I have a lot more to say, about Dessi's and my adventures around Addis and the amazing guesthouse we stayed at, about Ethiopia Reads and friends we've made, hikes and massages and some places we ate. But for now I'm going to unpack and do some yoga and not think about Ethiopia for a little while.

Saturday, November 6, 2010

Funny Face(s)

I thought I should make a record of the sweet nuttiness that is our life.

Thursday, November 4, 2010

Rainy days

School is closed this week, so it's just been me and Dessi and I have to tell you, it is a lot of work but I have missed these times of just hanging out with endless hours stretched before us.

This is her taking a picture of her favorite puzzle with her favorite camera. I personally do not like this puzzle, it is not very cleverly designed, I don't think, but she is really into it at the moment.

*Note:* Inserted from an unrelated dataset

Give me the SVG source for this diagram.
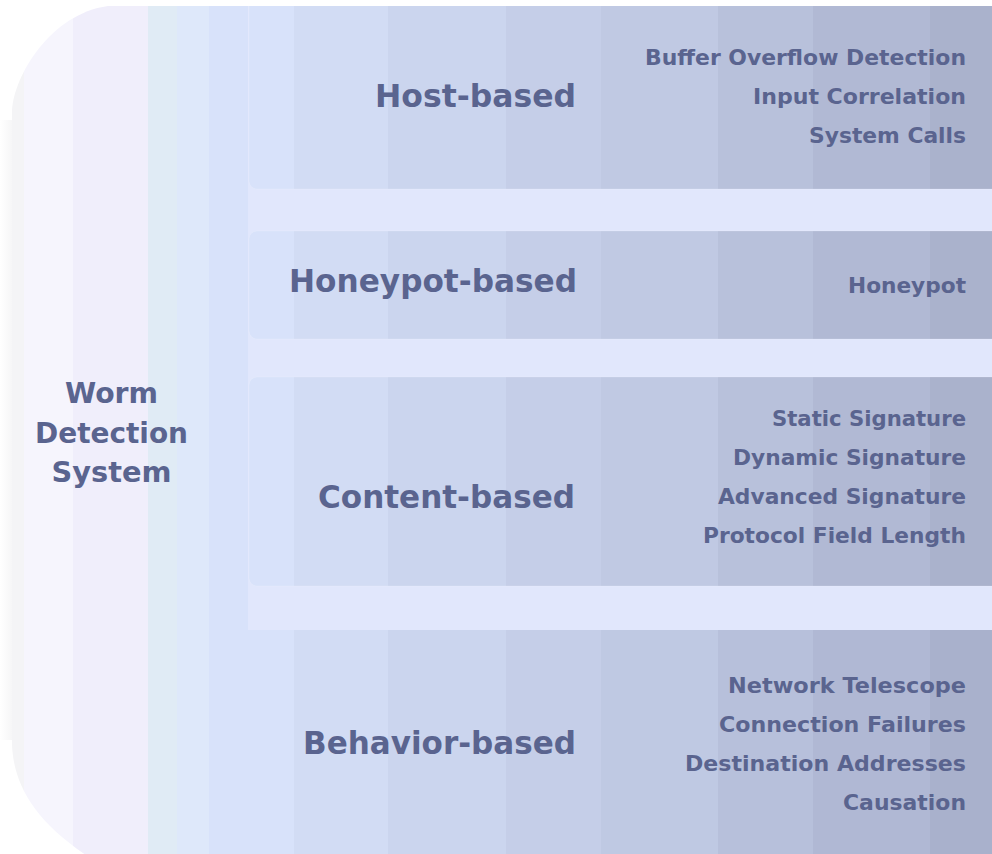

And this is rain. When it's not raining, it's about to. When it's neither raining nor about to rain, it's 100 degrees. So, take your pick. I think it's pretty obvious what Dessi would choose.

Monday, November 1, 2010

Halloween in africa

We spent the morning making peanut butter cookies that I cleverly sprinkled with some allegedly all natural food sprinklings (orange) that I bought in Dakar. Very Martha Stewart of me, except that it turned out to have been salt colored with tumeric, so those cookies went right in the garbage, and then I had orange stain all over my clothes and hands for the rest of the day. Oh and my lips, too. Very gouhlish.

Then we visited with a bunch of europeans who, I will tell you, they had it going on. Somehow one woman had found TWO pumpkins (yes, they were brownish with yellow streaks, but c'mon), we carved those, had candy, did fingerpainting, and drank orange juice-laced vodka (all things orange were okay, at least for the adults).

But before all that, Dessi was a butterfly. At 3pm, she had wings, antennea and gossamer pink fabric floating from her arms. By 4pm, she looked like this. By 5pm, she just had two unraveling antennea, and by 630 she was pretty much naked. I don't argue with these things. I'm just the camera man.